* _INSTRUCTION_
Only the lines from the line containing "Output the component" through the line containing "const title = 'ГОТОВНОСТЬ" should be reproduced, please, with no pictures.

[Source code of charts]
▼
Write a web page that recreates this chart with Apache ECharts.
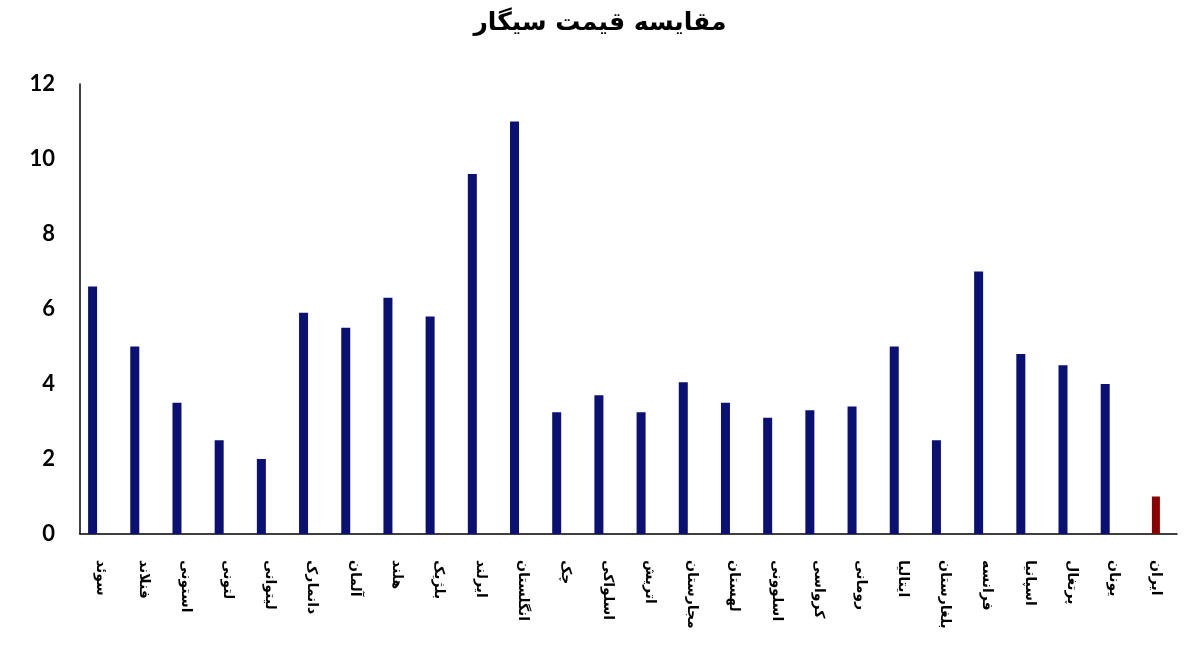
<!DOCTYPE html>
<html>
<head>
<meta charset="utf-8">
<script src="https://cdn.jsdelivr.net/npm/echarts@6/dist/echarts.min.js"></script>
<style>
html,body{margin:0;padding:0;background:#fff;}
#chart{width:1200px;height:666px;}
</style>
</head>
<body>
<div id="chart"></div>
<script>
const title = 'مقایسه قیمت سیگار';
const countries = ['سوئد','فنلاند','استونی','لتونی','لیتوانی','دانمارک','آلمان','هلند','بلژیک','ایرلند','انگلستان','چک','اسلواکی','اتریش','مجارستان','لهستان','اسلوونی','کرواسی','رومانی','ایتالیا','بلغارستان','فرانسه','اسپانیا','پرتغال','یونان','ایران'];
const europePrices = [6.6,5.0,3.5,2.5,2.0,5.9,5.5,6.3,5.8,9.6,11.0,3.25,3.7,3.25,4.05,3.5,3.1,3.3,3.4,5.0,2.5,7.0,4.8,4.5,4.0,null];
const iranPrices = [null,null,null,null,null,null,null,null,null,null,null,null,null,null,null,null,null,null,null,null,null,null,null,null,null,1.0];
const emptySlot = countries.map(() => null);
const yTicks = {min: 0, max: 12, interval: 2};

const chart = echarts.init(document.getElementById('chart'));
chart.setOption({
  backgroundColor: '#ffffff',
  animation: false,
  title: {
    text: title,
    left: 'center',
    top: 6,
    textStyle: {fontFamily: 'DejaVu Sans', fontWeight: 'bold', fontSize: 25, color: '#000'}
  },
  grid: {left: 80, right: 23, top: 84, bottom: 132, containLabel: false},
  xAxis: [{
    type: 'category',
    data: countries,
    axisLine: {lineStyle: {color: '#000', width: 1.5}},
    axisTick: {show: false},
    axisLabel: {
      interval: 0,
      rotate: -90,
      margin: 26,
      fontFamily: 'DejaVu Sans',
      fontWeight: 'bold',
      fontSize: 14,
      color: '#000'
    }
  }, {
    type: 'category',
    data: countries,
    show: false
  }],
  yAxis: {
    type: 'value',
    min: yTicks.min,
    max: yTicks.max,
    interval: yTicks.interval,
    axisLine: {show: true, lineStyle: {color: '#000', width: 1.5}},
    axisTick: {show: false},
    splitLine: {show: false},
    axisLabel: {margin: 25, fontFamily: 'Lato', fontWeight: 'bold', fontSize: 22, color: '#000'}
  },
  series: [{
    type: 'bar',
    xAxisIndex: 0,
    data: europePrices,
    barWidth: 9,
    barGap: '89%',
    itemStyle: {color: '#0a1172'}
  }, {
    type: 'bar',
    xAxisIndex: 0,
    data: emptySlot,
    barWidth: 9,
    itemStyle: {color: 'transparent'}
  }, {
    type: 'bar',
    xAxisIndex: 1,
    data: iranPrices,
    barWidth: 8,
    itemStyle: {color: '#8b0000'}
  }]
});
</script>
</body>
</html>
▲
▼
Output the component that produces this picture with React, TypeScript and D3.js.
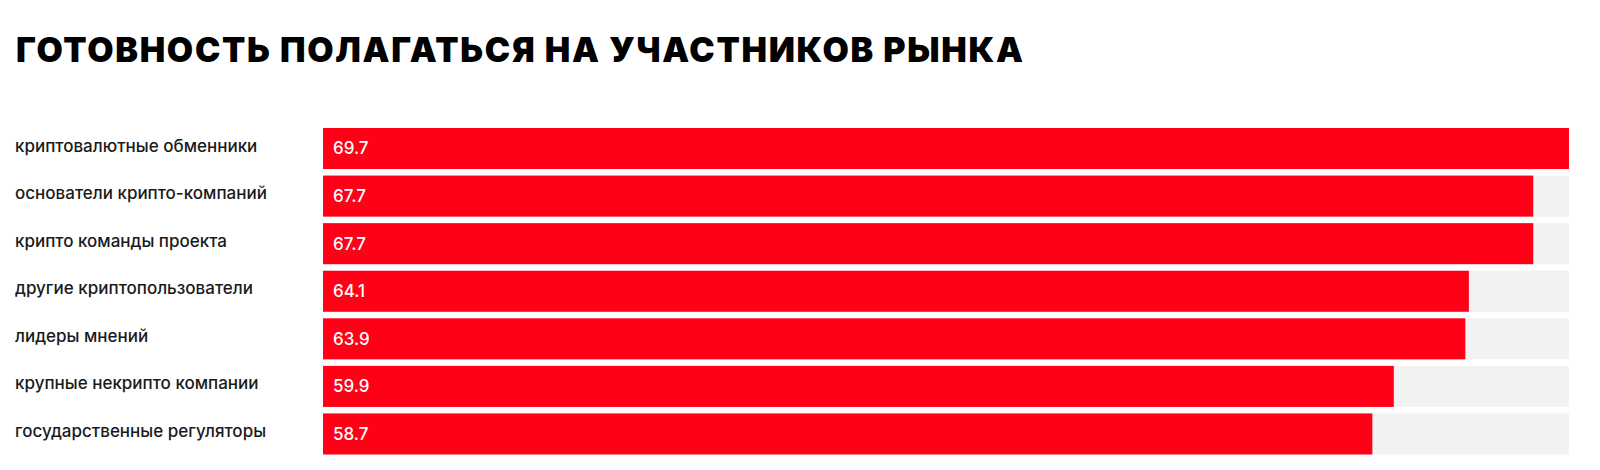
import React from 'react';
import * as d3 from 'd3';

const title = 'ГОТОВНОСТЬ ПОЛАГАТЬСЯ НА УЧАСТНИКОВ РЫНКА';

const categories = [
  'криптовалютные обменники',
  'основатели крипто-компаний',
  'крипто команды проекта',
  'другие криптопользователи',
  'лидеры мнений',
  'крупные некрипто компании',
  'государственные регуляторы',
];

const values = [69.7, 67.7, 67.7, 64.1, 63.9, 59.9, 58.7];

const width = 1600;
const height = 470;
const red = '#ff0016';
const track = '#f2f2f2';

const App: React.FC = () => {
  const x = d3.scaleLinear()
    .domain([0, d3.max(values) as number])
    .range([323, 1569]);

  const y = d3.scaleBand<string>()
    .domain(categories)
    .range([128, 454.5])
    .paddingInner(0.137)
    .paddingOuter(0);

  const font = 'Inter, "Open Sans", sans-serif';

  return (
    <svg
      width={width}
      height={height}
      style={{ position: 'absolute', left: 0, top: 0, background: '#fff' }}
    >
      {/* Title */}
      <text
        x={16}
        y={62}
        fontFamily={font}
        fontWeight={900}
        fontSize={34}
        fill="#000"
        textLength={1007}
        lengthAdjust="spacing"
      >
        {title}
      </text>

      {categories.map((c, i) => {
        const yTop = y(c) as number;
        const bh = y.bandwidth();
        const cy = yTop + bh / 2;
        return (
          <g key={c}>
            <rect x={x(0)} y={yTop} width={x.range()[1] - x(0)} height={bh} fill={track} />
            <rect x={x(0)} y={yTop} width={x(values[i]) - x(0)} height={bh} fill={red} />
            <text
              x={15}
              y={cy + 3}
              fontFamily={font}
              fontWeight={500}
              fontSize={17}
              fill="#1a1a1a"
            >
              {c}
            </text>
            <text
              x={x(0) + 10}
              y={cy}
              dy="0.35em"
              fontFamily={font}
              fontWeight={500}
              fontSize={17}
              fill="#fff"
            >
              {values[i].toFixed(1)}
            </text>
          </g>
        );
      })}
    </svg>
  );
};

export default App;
▲
* _OUTPUT_
Output the component that produces this picture with React, TypeScript and D3.js.
import React from 'react';
import * as d3 from 'd3';

const title = 'ГОТОВНОСТЬ ПОЛАГАТЬСЯ НА УЧАСТНИКОВ РЫНКА';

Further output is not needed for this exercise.